> **JOB**
Your task is to copy the listing exactly. Drop any pictures from the copy.

+++

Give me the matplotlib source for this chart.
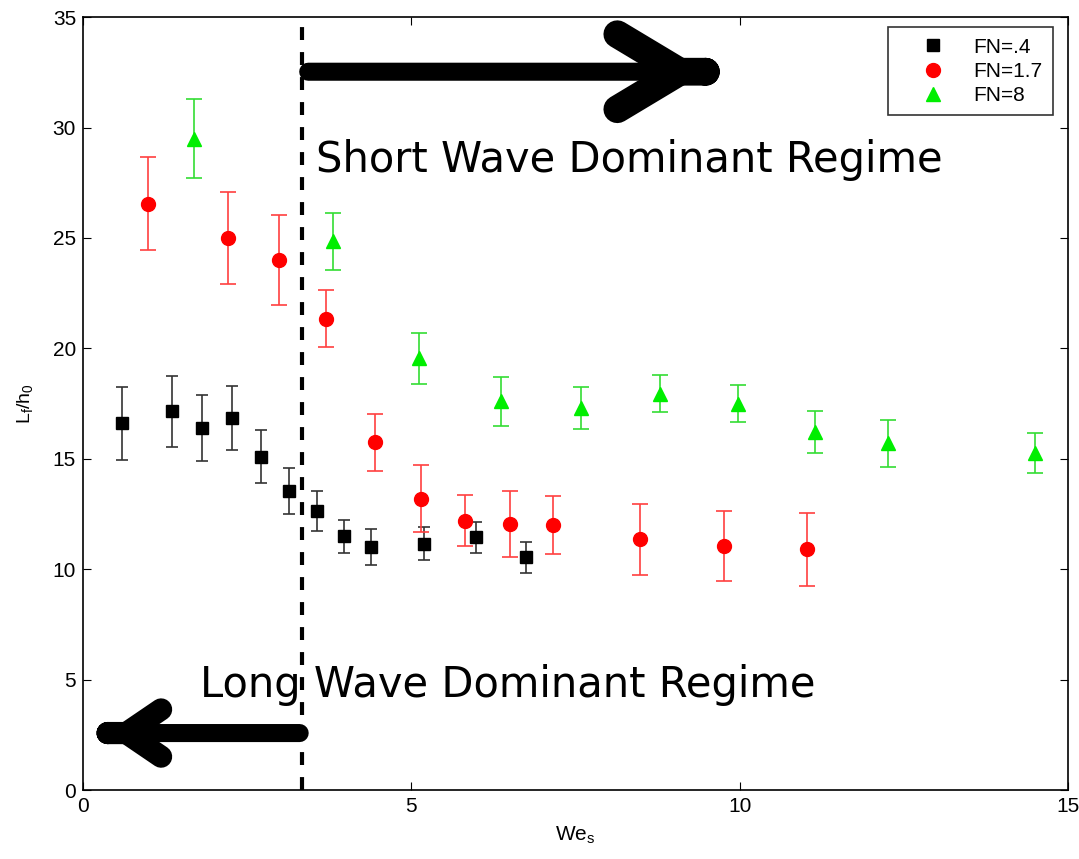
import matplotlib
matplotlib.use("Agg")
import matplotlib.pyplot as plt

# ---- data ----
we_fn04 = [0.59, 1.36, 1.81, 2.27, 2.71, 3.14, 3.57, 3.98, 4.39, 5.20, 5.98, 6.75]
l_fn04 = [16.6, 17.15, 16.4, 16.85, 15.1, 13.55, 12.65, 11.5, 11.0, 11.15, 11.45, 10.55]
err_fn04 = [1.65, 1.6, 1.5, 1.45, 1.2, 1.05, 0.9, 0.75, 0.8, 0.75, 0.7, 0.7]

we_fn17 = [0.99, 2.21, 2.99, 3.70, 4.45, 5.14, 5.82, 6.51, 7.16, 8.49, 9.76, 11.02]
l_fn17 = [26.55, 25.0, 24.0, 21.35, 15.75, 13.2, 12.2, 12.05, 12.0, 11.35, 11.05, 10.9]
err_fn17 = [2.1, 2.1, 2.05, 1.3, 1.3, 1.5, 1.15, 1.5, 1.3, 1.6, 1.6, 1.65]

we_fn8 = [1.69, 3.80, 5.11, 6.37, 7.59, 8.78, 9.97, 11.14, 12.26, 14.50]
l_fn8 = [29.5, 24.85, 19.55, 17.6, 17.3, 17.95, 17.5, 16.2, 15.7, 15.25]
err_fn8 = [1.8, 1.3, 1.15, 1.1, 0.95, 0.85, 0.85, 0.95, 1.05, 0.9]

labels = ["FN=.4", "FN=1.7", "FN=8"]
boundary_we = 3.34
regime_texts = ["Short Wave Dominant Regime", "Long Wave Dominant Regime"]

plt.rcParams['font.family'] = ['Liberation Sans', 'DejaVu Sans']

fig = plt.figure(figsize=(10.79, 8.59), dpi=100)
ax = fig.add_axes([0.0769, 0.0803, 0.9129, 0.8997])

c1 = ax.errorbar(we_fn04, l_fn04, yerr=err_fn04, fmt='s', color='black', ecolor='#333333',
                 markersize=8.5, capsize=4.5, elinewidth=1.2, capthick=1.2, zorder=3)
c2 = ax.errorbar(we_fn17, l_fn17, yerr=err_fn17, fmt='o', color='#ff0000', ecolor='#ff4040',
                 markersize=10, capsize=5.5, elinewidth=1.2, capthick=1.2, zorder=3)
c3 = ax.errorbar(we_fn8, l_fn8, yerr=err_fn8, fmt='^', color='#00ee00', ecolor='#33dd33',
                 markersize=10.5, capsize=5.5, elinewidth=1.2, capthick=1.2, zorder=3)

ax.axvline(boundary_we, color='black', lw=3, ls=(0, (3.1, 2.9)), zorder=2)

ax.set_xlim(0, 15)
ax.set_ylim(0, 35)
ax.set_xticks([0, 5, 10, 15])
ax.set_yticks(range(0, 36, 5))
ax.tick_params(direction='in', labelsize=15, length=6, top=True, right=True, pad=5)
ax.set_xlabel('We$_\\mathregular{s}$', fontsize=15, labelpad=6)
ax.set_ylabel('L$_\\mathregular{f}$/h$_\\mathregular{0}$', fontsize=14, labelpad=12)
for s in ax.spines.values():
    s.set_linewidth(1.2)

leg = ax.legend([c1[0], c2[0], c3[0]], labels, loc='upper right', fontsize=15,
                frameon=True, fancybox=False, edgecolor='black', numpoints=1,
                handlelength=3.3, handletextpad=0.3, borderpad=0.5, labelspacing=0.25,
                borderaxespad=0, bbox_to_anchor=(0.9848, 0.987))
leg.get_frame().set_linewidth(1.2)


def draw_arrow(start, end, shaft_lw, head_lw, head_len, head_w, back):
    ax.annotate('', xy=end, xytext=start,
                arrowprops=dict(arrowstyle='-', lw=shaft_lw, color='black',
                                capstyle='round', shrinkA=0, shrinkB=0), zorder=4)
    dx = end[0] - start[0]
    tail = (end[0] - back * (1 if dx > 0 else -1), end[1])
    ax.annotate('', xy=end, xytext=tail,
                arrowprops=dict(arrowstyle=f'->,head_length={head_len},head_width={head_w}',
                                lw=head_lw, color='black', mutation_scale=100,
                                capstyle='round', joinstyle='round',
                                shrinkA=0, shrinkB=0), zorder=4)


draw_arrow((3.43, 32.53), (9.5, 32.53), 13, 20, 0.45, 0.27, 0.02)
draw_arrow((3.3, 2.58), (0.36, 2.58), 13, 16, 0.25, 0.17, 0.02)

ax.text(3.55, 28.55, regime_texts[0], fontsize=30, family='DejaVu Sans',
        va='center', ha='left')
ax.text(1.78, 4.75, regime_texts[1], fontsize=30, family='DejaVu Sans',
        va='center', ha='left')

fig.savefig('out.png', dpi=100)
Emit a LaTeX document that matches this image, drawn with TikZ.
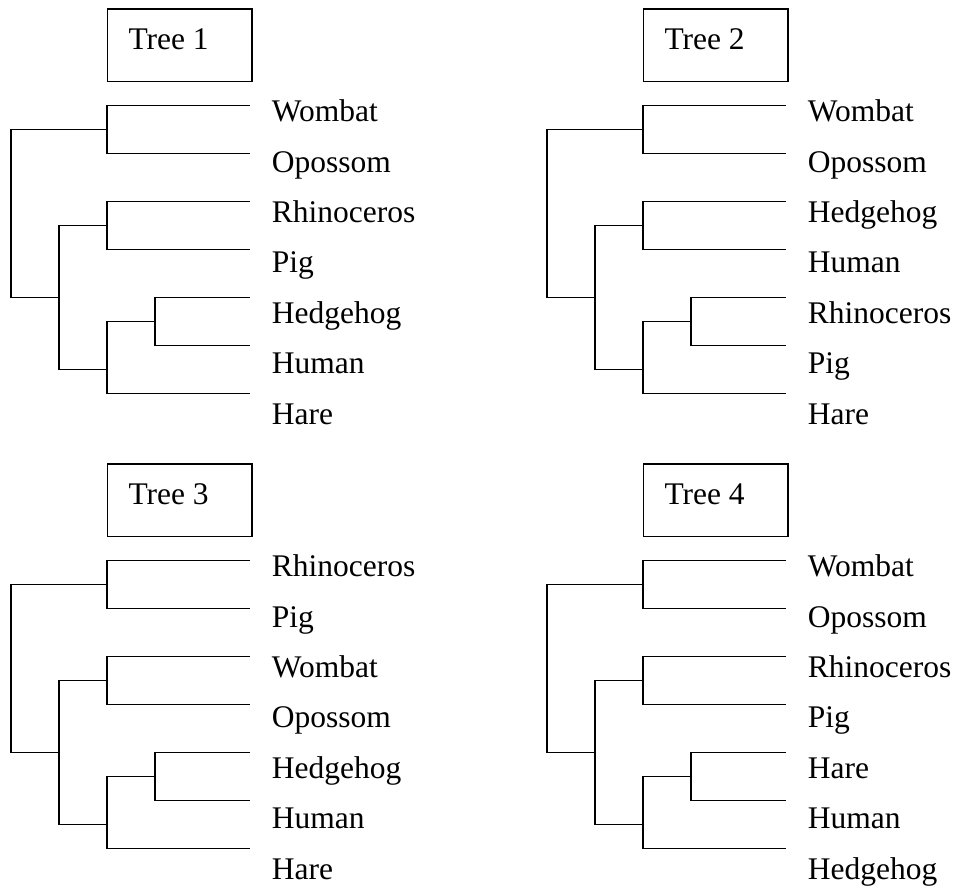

+++

> **THE OUTPUT**
Give me the matplotlib source for this chart.
import matplotlib
matplotlib.use("Agg")
import matplotlib.pyplot as plt

# ---- data ----
we_fn04 = [0.59, 1.36, 1.81, 2.27, 2.71, 3.14, 3.57, 3.98, 4.39, 5.20, 5.98, 6.75]
l_fn04 = [16.6, 17.15, 16.4, 16.85, 15.1, 13.55, 12.65, 11.5, 11.0, 11.15, 11.45, 10.55]
err_fn04 = [1.65, 1.6, 1.5, 1.45, 1.2, 1.05, 0.9, 0.75, 0.8, 0.75, 0.7, 0.7]

we_fn17 = [0.99, 2.21, 2.99, 3.70, 4.45, 5.14, 5.82, 6.51, 7.16, 8.49, 9.76, 11.02]
l_fn17 = [26.55, 25.0, 24.0, 21.35, 15.75, 13.2, 12.2, 12.05, 12.0, 11.35, 11.05, 10.9]
err_fn17 = [2.1, 2.1, 2.05, 1.3, 1.3, 1.5, 1.15, 1.5, 1.3, 1.6, 1.6, 1.65]

we_fn8 = [1.69, 3.80, 5.11, 6.37, 7.59, 8.78, 9.97, 11.14, 12.26, 14.50]
l_fn8 = [29.5, 24.85, 19.55, 17.6, 17.3, 17.95, 17.5, 16.2, 15.7, 15.25]
err_fn8 = [1.8, 1.3, 1.15, 1.1, 0.95, 0.85, 0.85, 0.95, 1.05, 0.9]

labels = ["FN=.4", "FN=1.7", "FN=8"]
boundary_we = 3.34
regime_texts = ["Short Wave Dominant Regime", "Long Wave Dominant Regime"]

plt.rcParams['font.family'] = ['Liberation Sans', 'DejaVu Sans']

fig = plt.figure(figsize=(10.79, 8.59), dpi=100)
ax = fig.add_axes([0.0769, 0.0803, 0.9129, 0.8997])

c1 = ax.errorbar(we_fn04, l_fn04, yerr=err_fn04, fmt='s', color='black', ecolor='#333333',
                 markersize=8.5, capsize=4.5, elinewidth=1.2, capthick=1.2, zorder=3)
c2 = ax.errorbar(we_fn17, l_fn17, yerr=err_fn17, fmt='o', color='#ff0000', ecolor='#ff4040',
                 markersize=10, capsize=5.5, elinewidth=1.2, capthick=1.2, zorder=3)
c3 = ax.errorbar(we_fn8, l_fn8, yerr=err_fn8, fmt='^', color='#00ee00', ecolor='#33dd33',
                 markersize=10.5, capsize=5.5, elinewidth=1.2, capthick=1.2, zorder=3)

ax.axvline(boundary_we, color='black', lw=3, ls=(0, (3.1, 2.9)), zorder=2)

ax.set_xlim(0, 15)
ax.set_ylim(0, 35)
ax.set_xticks([0, 5, 10, 15])
ax.set_yticks(range(0, 36, 5))
ax.tick_params(direction='in', labelsize=15, length=6, top=True, right=True, pad=5)
ax.set_xlabel('We$_\\mathregular{s}$', fontsize=15, labelpad=6)
ax.set_ylabel('L$_\\mathregular{f}$/h$_\\mathregular{0}$', fontsize=14, labelpad=12)
for s in ax.spines.values():
    s.set_linewidth(1.2)

leg = ax.legend([c1[0], c2[0], c3[0]], labels, loc='upper right', fontsize=15,
                frameon=True, fancybox=False, edgecolor='black', numpoints=1,
                handlelength=3.3, handletextpad=0.3, borderpad=0.5, labelspacing=0.25,
                borderaxespad=0, bbox_to_anchor=(0.9848, 0.987))
leg.get_frame().set_linewidth(1.2)


def draw_arrow(start, end, shaft_lw, head_lw, head_len, head_w, back):
    ax.annotate('', xy=end, xytext=start,
                arrowprops=dict(arrowstyle='-', lw=shaft_lw, color='black',
                                capstyle='round', shrinkA=0, shrinkB=0), zorder=4)
    dx = end[0] - start[0]
    tail = (end[0] - back * (1 if dx > 0 else -1), end[1])
    ax.annotate('', xy=end, xytext=tail,
                arrowprops=dict(arrowstyle=f'->,head_length={head_len},head_width={head_w}',
                                lw=head_lw, color='black', mutation_scale=100,
                                capstyle='round', joinstyle='round',
                                shrinkA=0, shrinkB=0), zorder=4)


draw_arrow((3.43, 32.53), (9.5, 32.53), 13, 20, 0.45, 0.27, 0.02)
draw_arrow((3.3, 2.58), (0.36, 2.58), 13, 16, 0.25, 0.17, 0.02)

ax.text(3.55, 28.55, regime_texts[0], fontsize=30, family='DejaVu Sans',
        va='center', ha='left')
ax.text(1.78, 4.75, regime_texts[1], fontsize=30, family='DejaVu Sans',
        va='center', ha='left')

fig.savefig('out.png', dpi=100)
Emit a LaTeX document that matches this image, drawn with TikZ.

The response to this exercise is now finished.